• EXERCISE TASK:
Extract, in full, the lines below, beginning at the first and ending with the line that contains "(459,295) -- (459,344);". Pictures do not belong in the copy.

___

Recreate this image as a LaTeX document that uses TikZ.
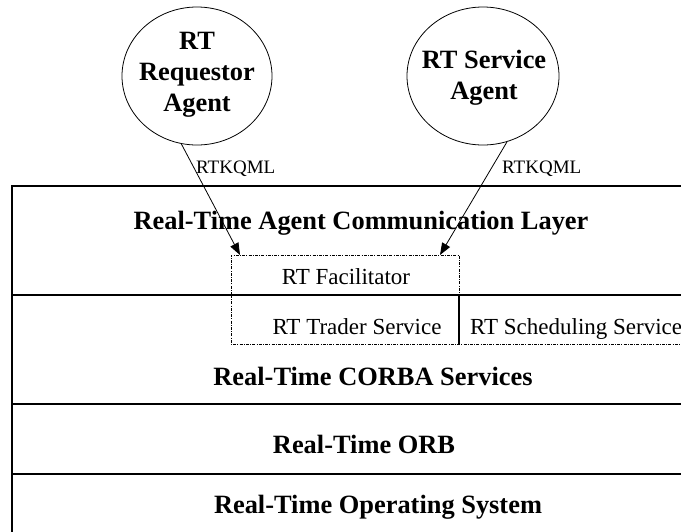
\documentclass[tikz,border=0pt]{standalone}
\usepackage{fontspec}
\setmainfont{Liberation Serif}
\usetikzlibrary{arrows.meta,shapes.geometric}
\begin{document}
\begin{tikzpicture}[x=1pt,y=-1pt,
  agent/.style={ellipse,draw,line width=0.8pt,inner sep=0pt},
  agenttext/.style={align=center,inner sep=0pt,font=\fontsize{26.4}{31}\selectfont\bfseries},
  layerline/.style={line width=1.1pt},
  dd/.style={line width=0.9pt,dash pattern=on 3pt off 1.2pt on 1pt off 1.2pt},
  big/.style={font=\fontsize{26.4}{31}\selectfont\bfseries,inner sep=0pt,anchor=base},
  mid/.style={font=\fontsize{23}{27}\selectfont,inner sep=0pt,anchor=base},
  small/.style={font=\fontsize{19}{22}\selectfont,inner sep=0pt,anchor=base west},
  msg/.style={line width=0.8pt,-{Triangle[length=12pt,width=9pt]}}
]
\useasboundingbox (0,0) rectangle (681,531);

% agents
\node[agent,minimum width=150pt,minimum height=138pt] (req) at (197,76) {};
\node[agenttext] (reqtext) at (197,75) {RT\\Requestor\\Agent};
\node[agent,minimum width=152pt,minimum height=138pt] (srv) at (483,76) {};
\node[agenttext] (srvtext) at (484,78) {RT Service\\Agent};

% layers
\draw[layerline] (690,186) -- (12,186) -- (12,540);
\foreach \yy in {295,404,474} \draw[layerline] (12,\yy) -- (690,\yy);

% dotted boxes
\draw[dd] (231,295) -- (231,255) -- (459,255) -- (459,295);
\draw[dd] (231,295) -- (231,344) -- (690,344);
\draw[dd] (459,295) -- (690,295);
\draw[line width=1.4pt] (231,295) -- (459,295);
\draw[line width=1.1pt] (459,295) -- (459,344);

% texts
\node[big] (acl) at (361,229) {Real-Time Agent Communication Layer};
\node[mid] (fac) at (346,284) {RT Facilitator};
\node[mid] (trader) at (357,334) {RT Trader Service};
\node[mid,anchor=base west] (sched) at (470,334) {RT Scheduling Service};
\node[big] (corba) at (373,385) {Real-Time CORBA Services};
\node[big] (orb) at (364,453) {Real-Time ORB};
\node[big] (os) at (378,513) {Real-Time Operating System};

% messages
\coordinate (tipL) at (240,255);
\coordinate (tipR) at (440,255);
\draw[msg] (req.257) -- (tipL);
\draw[msg] (srv.290) -- (tipR);
\node[small] (lblL) at (196,173) {RTKQML};
\node[small] (lblR) at (502,173) {RTKQML};
\end{tikzpicture}
\end{document}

___

• FINISHED ANSWER:
Recreate this image as a LaTeX document that uses TikZ.
\documentclass[tikz,border=0pt]{standalone}
\usepackage{fontspec}
\setmainfont{Liberation Serif}
\usetikzlibrary{arrows.meta,shapes.geometric}
\begin{document}
\begin{tikzpicture}[x=1pt,y=-1pt,
  agent/.style={ellipse,draw,line width=0.8pt,inner sep=0pt},
  agenttext/.style={align=center,inner sep=0pt,font=\fontsize{26.4}{31}\selectfont\bfseries},
  layerline/.style={line width=1.1pt},
  dd/.style={line width=0.9pt,dash pattern=on 3pt off 1.2pt on 1pt off 1.2pt},
  big/.style={font=\fontsize{26.4}{31}\selectfont\bfseries,inner sep=0pt,anchor=base},
  mid/.style={font=\fontsize{23}{27}\selectfont,inner sep=0pt,anchor=base},
  small/.style={font=\fontsize{19}{22}\selectfont,inner sep=0pt,anchor=base west},
  msg/.style={line width=0.8pt,-{Triangle[length=12pt,width=9pt]}}
]
\useasboundingbox (0,0) rectangle (681,531);

% agents
\node[agent,minimum width=150pt,minimum height=138pt] (req) at (197,76) {};
\node[agenttext] (reqtext) at (197,75) {RT\\Requestor\\Agent};
\node[agent,minimum width=152pt,minimum height=138pt] (srv) at (483,76) {};
\node[agenttext] (srvtext) at (484,78) {RT Service\\Agent};

% layers
\draw[layerline] (690,186) -- (12,186) -- (12,540);
\foreach \yy in {295,404,474} \draw[layerline] (12,\yy) -- (690,\yy);

% dotted boxes
\draw[dd] (231,295) -- (231,255) -- (459,255) -- (459,295);
\draw[dd] (231,295) -- (231,344) -- (690,344);
\draw[dd] (459,295) -- (690,295);
\draw[line width=1.4pt] (231,295) -- (459,295);
\draw[line width=1.1pt] (459,295) -- (459,344);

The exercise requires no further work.